HEAVY CURRENT ELECTRO
Pieter | Johannesburg | 12/03/2002
(5 out of 5 stars)
"This is the ultimate in synth-rock! Sparks called in the help of producer Giorgio Moroder and created an album that is the electronic equivalent of Meat Loaf's Bat Out Of Hell. Dramatic and overblown, it works because of the sheer exuberance of the songs, the hypnotic beat, the falsetto vocals and the gripping melody lines. The most accessible numbers are Tryouts For The Human Race, Beat The Clock and the devastating Number One Song In Heaven (also available as a CD single in four remixes). Think of Kraftwerk and Suicide at their weirdest, throw in Donna Summer's classic I Feel Love, and you'll have some idea of what this album sounds like. An essential album for those who love cutting-edge synth/electronic music."
An eternal number one
sonik57 | London, UK | 05/24/2008
(5 out of 5 stars)
"1979: the fag end of punk was dwindling to a gradual stop as Britain, it seemed, reached a cataclysmic collapse. For those not in the UK during the infamous "winter of discontent" of 1978-9, Britain was on the brink of meltdown as everyone went on strike, the bins went unemptied, the dead unburied. So what gave people hope during this bleak time? DISCO! Clashing head-on with the grubby ethics of guitar rock, disco dared to be
ebullient, hedonistic and escapist. It was a Marshall Plan of a musical movement. As with most popular musics, it was to leave a lasting legacy; one that is still celebrated now.
Britain (and Europe generally) engaged completely with (mostly American) disco in the wake of Saturday Night Fever. Arguably there are fewer than
twenty really solid gold disco classics but 'Beat The Clock' is one of them. Blown away by what Moroder had done two years previously with the sublime 'I Feel Love', the Maels approached him to produce their next album. Junking the traditional guitars/drums approach, this is the Sparks album where Ron and Giorgio fully availed themselves of the synth technology of the time. Moroder hadn't worked with a band since Chichory (Son Of My Father) Tip some years before and the Maels had never worked with someone like him before and the combination was dynamite. I was 13 years old and totally destroyed by this album.

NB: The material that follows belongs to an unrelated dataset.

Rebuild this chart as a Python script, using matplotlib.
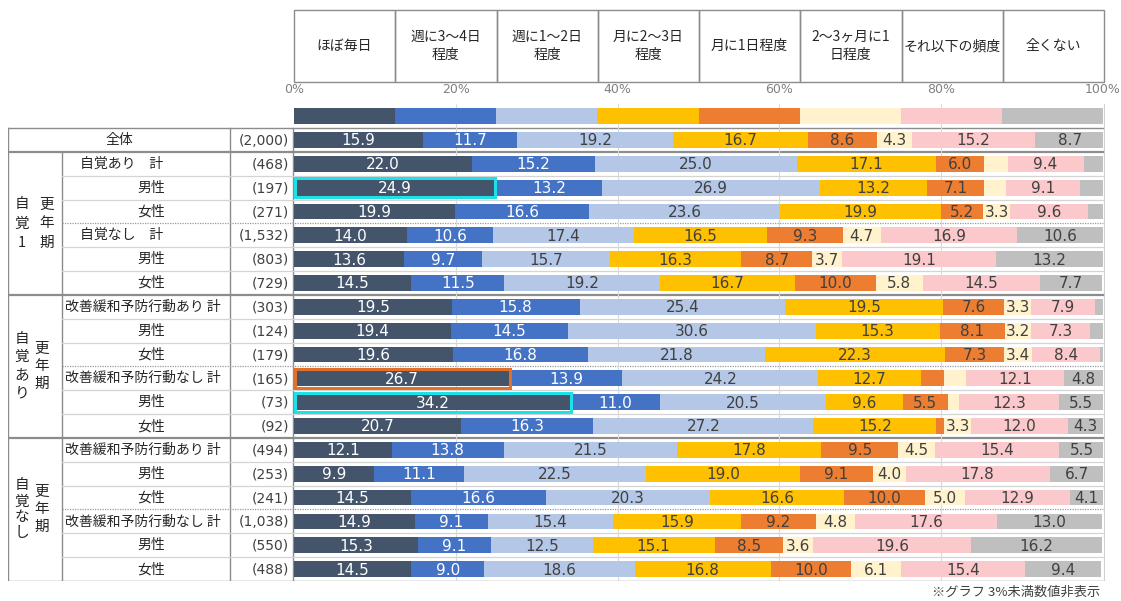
import matplotlib
matplotlib.use("Agg")
import matplotlib.pyplot as plt
from matplotlib.patches import Rectangle
import numpy as np

W, H = 1121, 601
JP = ["Noto Sans CJK JP", "DejaVu Sans"]
NUM = ["DejaVu Sans", "Noto Sans CJK JP"]

# ---- data -------------------------------------------------------------
categories = ["ほぼ毎日", "週に3～4日\n程度", "週に1～2日\n程度", "月に2～3日\n程度",
              "月に1日程度", "2～3ヶ月に1\n日程度", "それ以下の頻度", "全くない"]
colors = ["#44546A", "#4472C4", "#B4C7E7", "#FFC000",
          "#ED7D31", "#FFF2CC", "#FBC8CB", "#BFBFBF"]
text_colors = ["white", "white", "#404040", "#404040",
               "#404040", "#404040", "#404040", "#404040"]

row_labels = ["全体",
              "自覚あり　計", "男性", "女性", "自覚なし　計", "男性", "女性",
              "改善緩和予防行動あり 計", "男性", "女性", "改善緩和予防行動なし 計", "男性", "女性",
              "改善緩和予防行動あり 計", "男性", "女性", "改善緩和予防行動なし 計", "男性", "女性"]
sample_sizes = ["(2,000)",
                "(468)", "(197)", "(271)", "(1,532)", "(803)", "(729)",
                "(303)", "(124)", "(179)", "(165)", "(73)", "(92)",
                "(494)", "(253)", "(241)", "(1,038)", "(550)", "(488)"]

daily = [15.9, 22.0, 24.9, 19.9, 14.0, 13.6, 14.5, 19.5, 19.4, 19.6, 26.7, 34.2, 20.7,
         12.1, 9.9, 14.5, 14.9, 15.3, 14.5]
weekly_3_4 = [11.7, 15.2, 13.2, 16.6, 10.6, 9.7, 11.5, 15.8, 14.5, 16.8, 13.9, 11.0, 16.3,
              13.8, 11.1, 16.6, 9.1, 9.1, 9.0]
weekly_1_2 = [19.2, 25.0, 26.9, 23.6, 17.4, 15.7, 19.2, 25.4, 30.6, 21.8, 24.2, 20.5, 27.2,
              21.5, 22.5, 20.3, 15.4, 12.5, 18.6]
monthly_2_3 = [16.7, 17.1, 13.2, 19.9, 16.5, 16.3, 16.7, 19.5, 15.3, 22.3, 12.7, 9.6, 15.2,
               17.8, 19.0, 16.6, 15.9, 15.1, 16.8]
monthly_1 = [8.6, 6.0, 7.1, 5.2, 9.3, 8.7, 10.0, 7.6, 8.1, 7.3, 2.9, 5.5, 1.0,
             9.5, 9.1, 10.0, 9.2, 8.5, 10.0]
quarterly = [4.3, 2.9, 2.7, 3.3, 4.7, 3.7, 5.8, 3.3, 3.2, 3.4, 2.7, 1.4, 3.3,
             4.5, 4.0, 5.0, 4.8, 3.6, 6.1]
less_often = [15.2, 9.4, 9.1, 9.6, 16.9, 19.1, 14.5, 7.9, 7.3, 8.4, 12.1, 12.3, 12.0,
              15.4, 17.8, 12.9, 17.6, 19.6, 15.4]
never = [8.7, 2.4, 2.9, 1.9, 10.6, 13.2, 7.7, 1.0, 1.6, 0.5, 4.8, 5.5, 4.3,
         5.5, 6.7, 4.1, 13.0, 16.2, 9.4]

series = [daily, weekly_3_4, weekly_1_2, monthly_2_3, monthly_1, quarterly, less_often, never]

# bars whose first segment is framed: (row, colour)
highlights = [(2, "#1FE0E6"), (10, "#E0702A"), (11, "#1FE0E6")]

# sub-group / group boundaries
major_breaks = [0.5, 6.5, 12.5]
minor_breaks = [3.5, 9.5, 15.5]

group_labels = [
    # (rows, left column chars, right column chars, x_left, x_right, step_left, step_right)
    ((1, 6), "自覚1", "更年期", 22, 47, 19.5, 19.0),
    ((7, 12), "自覚あり", "更年期", 22, 42, 18.3, 17.5),
    ((13, 18), "自覚なし", "更年期", 22, 42, 16.0, 17.5),
]
ticks = [0, 20, 40, 60, 80, 100]
footnote = "※グラフ 3%未満数値非表示"

# ---- layout -----------------------------------------------------------
n_rows = len(row_labels)
y_bot_px, row_px = 581.0, 23.84
y_top_px = y_bot_px - (n_rows + 1) * row_px
x0_px, x1_px = 294.0, 1103.0
tbl_left = 8.0

fig = plt.figure(figsize=(W / 100, H / 100), dpi=100)
fig.patch.set_facecolor("white")

# background axes sharing the row scale, x in pixels: table, separators
bg = fig.add_axes([tbl_left / W, 1 - y_bot_px / H, (x1_px + 2 - tbl_left) / W,
                   (y_bot_px - y_top_px) / H], zorder=0)
bg.set_xlim(tbl_left, x1_px + 2)
bg.set_ylim(n_rows - 0.5, -1.5)
bg.axis("off")

# bar axes
ax = fig.add_axes([x0_px / W, 1 - y_bot_px / H, (x1_px - x0_px) / W,
                   (y_bot_px - y_top_px) / H], zorder=1)
ax.set_xlim(0, 100)
ax.set_ylim(n_rows - 0.5, -1.5)
ax.patch.set_alpha(0)
for s in ax.spines.values():
    s.set_visible(False)
ax.xaxis.tick_top()
ax.set_xticks(ticks)
ax.set_xticklabels([f"{t}%" for t in ticks], fontsize=9, color="#808080", family=NUM)
ax.tick_params(axis="x", length=0, pad=6)
ax.set_yticks([])

# vertical gridlines
ax.vlines(ticks[1:-1], -1.5, n_rows - 0.5, color="#D9D9D9", lw=0.8, zorder=0)

# colour key row
key_w = 100 / len(categories)
ax.barh([-1] * len(categories), [key_w] * len(categories),
        left=np.arange(len(categories)) * key_w, color=colors, height=0.64, zorder=2)

# stacked bars
rows = np.arange(n_rows)
left = np.zeros(n_rows)
for vals, col, tcol in zip(series, colors, text_colors):
    vals = np.asarray(vals)
    ax.barh(rows, vals, left=left, color=col, height=0.66, zorder=2)
    for r, (v, l) in enumerate(zip(vals, left)):
        if v >= 3:
            ax.text(l + v / 2, r + 0.04, f"{v:.1f}", ha="center", va="center",
                    fontsize=11, color=tcol, family=NUM, zorder=3)
    left += vals

for r, ec in highlights:
    ax.add_patch(Rectangle((0.15, r - 0.4), daily[r] - 0.15, 0.8, fill=False,
                           ec=ec, lw=2.2, zorder=4))

# ---- table ------------------------------------------------------------
line_c = "#8C8C8C"
# outer frame
bg.plot([tbl_left, x1_px], [-0.5, -0.5], color=line_c, lw=1.0)
bg.plot([tbl_left, x1_px], [n_rows - 0.5] * 2, color=line_c, lw=1.0)
bg.plot([tbl_left, tbl_left], [-0.5, n_rows - 0.5], color=line_c, lw=1.0)
bg.plot([230, 230], [-0.5, n_rows - 0.5], color=line_c, lw=1.0)
bg.plot([292.5, 292.5], [-0.5, n_rows - 0.5], color=line_c, lw=1.0)
bg.plot([62, 62], [0.5, n_rows - 0.5], color=line_c, lw=1.0)
bg.plot([x1_px + 1, x1_px + 1], [-1.5, n_rows - 0.5], color="#D0D0D0", lw=0.8)

for b in range(n_rows - 1):
    y = b + 0.5
    if y in major_breaks:
        bg.plot([tbl_left, x1_px], [y, y], color=line_c, lw=1.6)
    elif y in minor_breaks:
        bg.plot([62, x1_px], [y, y], color="#9A9A9A", lw=0.9, ls=(0, (1, 1)))
    else:
        bg.plot([62, x1_px], [y, y], color="#D4D4D4", lw=0.9)

for r, (lab, n) in enumerate(zip(row_labels, sample_sizes)):
    if r == 0:
        bg.text(119, r, lab, ha="center", va="center", fontsize=10, family=JP, color="#262626")
    elif lab in ("男性", "女性"):
        bg.text(151, r, lab, ha="center", va="center", fontsize=10, family=JP, color="#262626")
    elif lab.startswith("自覚"):
        bg.text(80, r, lab, ha="left", va="center", fontsize=10, family=JP, color="#262626")
    else:
        bg.text(65, r, lab, ha="left", va="center", fontsize=10, family=JP, color="#262626")
    bg.text(289, r + 0.03, n, ha="right", va="center", fontsize=10, family=NUM, color="#404040")

for (r0, r1), lchars, rchars, xl, xr, sl, sr in group_labels:
    yc = (r0 + r1) / 2
    for chars, x, step in ((lchars, xl, sl), (rchars, xr, sr)):
        k = len(chars)
        for i, ch in enumerate(chars):
            bg.text(x, yc + (i - (k - 1) / 2) * step / row_px, ch, ha="center", va="center",
                    fontsize=10.5, family=JP, color="#262626")

# ---- header -----------------------------------------------------------
hd = fig.add_axes([x0_px / W, 1 - 82 / H, (x1_px + 1 - x0_px) / W, 72 / H], zorder=1)
hd.set_xlim(0, 100)
hd.set_ylim(0, 1)
hd.axis("off")
for i, cat in enumerate(categories):
    hd.add_patch(Rectangle((i * key_w, 0), key_w, 1, fill=False, ec="#8C8C8C", lw=1.0,
                           clip_on=False))
    hd.text((i + 0.5) * key_w, 0.5, cat, ha="center", va="center", fontsize=10,
            family=JP, color="#262626", linespacing=1.35)

fig.text(1100 / W, 1 - 592 / H, footnote, ha="right", va="center", fontsize=9.5,
         family=JP, color="#404040")

fig.savefig("out.png", dpi=100)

As with Kraftwerk's classic album from the previous year, 'The Man Machine', it has just six tracks but all of them are real winners. The lyrics, the sounds, the empassioned drumming (a medal to whoever drummed on the songs!), the production and everything else meshed together to produce an incredible album which was both of the time and ahead of it.
Stand-out tracks? The three singles but especially 'The Number One Song In Heaven' because it's just so complete. If you only buy one album this year, make it this one.
Ps point of correction: the Yamaha DX7 synth wasn't released until 1983. Nearly all of 'Number One In Heaven' was conceived on ARP and Roland modular synths."